Nicola Breached The Ministerial Code Its Time For Her To Resign!

Updated: Mar 4

By Dillon Kennedy

Nicola Sturgeon needs to resign, this is a blunt statement to make but it seems that she has misled parliament. This is of course according to her former mentor and former first minister Alex Salmond claims that she misled the Scottish parliament numerous times over her handling of the allegations against him. If these claims are proven to be true, these are likely to result in mounting pressure for Ms. Sturgeon to resign as First Minister and will bring an end to her long political career.

After these claims were made a spokesman for the first minister stated she rejects the allegations made by her predecessor and instead accused him of spinning false conspiracy theories. Let's look at the evidence which could be used to back up this supposed "conspiracy theory". The claims by Alex Salmond are contained in a submission to the Committee on the Scottish Government's Handling of Harassment Complaints which are tasked with investigating the handling of sexual harassment complaints against Mr. Salmond. In his evidence, he says Ms. Sturgeon broke the ministerial code by failing to record her meetings with him about the investigation in 2018, which was later ruled unlawful by a court. Alex Salmond also claims that the First Minister misled MSPs on several occasions by telling them that the first time she knew about the allegations against him was when he told her on 2 April 2018 but later stated that she had "forgotten" that she had, in fact, met Mr. Salmond's former chief of staff on the 29th of march, where they discussed the allegations. The Scottish government's own ministerial code states that meetings about government business should be recorded, and any minister found to have knowingly misled MSPs will be expected to offer their resignation.

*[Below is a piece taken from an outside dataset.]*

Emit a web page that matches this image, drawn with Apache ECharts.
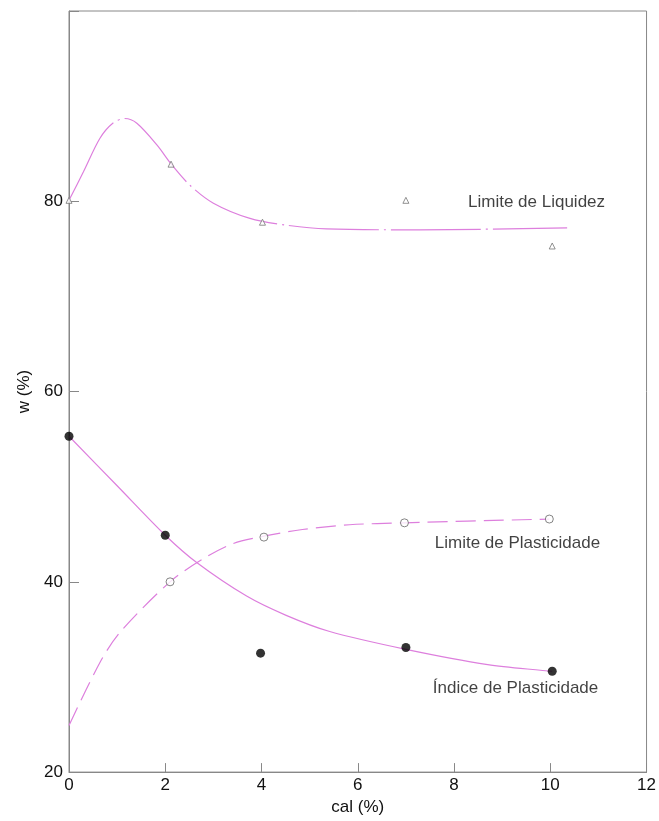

Mr. Salmond also said that the First Minister had invited him to her Glasgow home on the 2nd April 2018, to discuss the government probe despite her telling parliament that she believed the meeting was a party matter. He states that Holyrood had been "repeatedly misled" about the nature of the meeting. Mr. Salmond has stated that "The First Minister's claim that it was ever thought to be about anything other than the complaints made against me is wholly false" and "The repeated representation to the Parliament of the meeting on the 2nd April 2018 as being a 'party' meeting because it proceeded in ignorance of the complaints is false and manifestly untrue." The pre-arranged meeting in the Scottish Parliament of 29th March 2018 was "forgotten" because acknowledging it would have rendered the claim made by the First Minister in Parliament ridiculous that it had been believed that the meeting on 2nd April was on SNP Party business and thus,held at her private residence. Mr. Salmond states "In reality all participants in that meeting were fully aware of what the meeting was about and why it had been arranged. The meeting took place with a shared understanding of the issues for discussion - the complaints made and the Scottish Government procedure which had been launched". He continues "The First Minister's claim that it was ever thought to be about anything other than the complaints made against me is wholly false". The failure to account for the meeting on 29th March 2018 when making a statement to Parliament, and thereafter failing to correct that false representation is further breaching the Ministerial Code.

Mr. Salmond also claims Ms. Sturgeon had offered to intervene in the Government's complaints process, something that Nicola Sturgeon has always denied. He said The First Minister's position on this is simply untrue. She did initially offer to intervene, in the presence of all those at the First Minister's house on the 2nd April 2018."Moreover, she did engage in following the process of the complaint and indeed reported the status of that process to me personally." In a submission on December 30 shared with the inquiry, Mr. Salmond said the breaches included failing to inform the civil service of his meetings with her, and allowing the Scottish Government to battle him in court despite legal advice that its case was likely to collapse.

Surely the First Minister should answer for these irregularities in her statement and appear in person to the committee. Both the Scottish Conservatives and Scottish Labour stance is that the First Minister would have to resign if the allegations made by Alex Salmond were true. Now I know what you are thinking. It's Alex Salmond's word against Nicola Sturgeon and who we should believe. But it is clear that the First Minister has misled parliament numerous times and surely her own ministerial code states that she should resign. So if these allegations are true, then I call on the First Minister to Resign.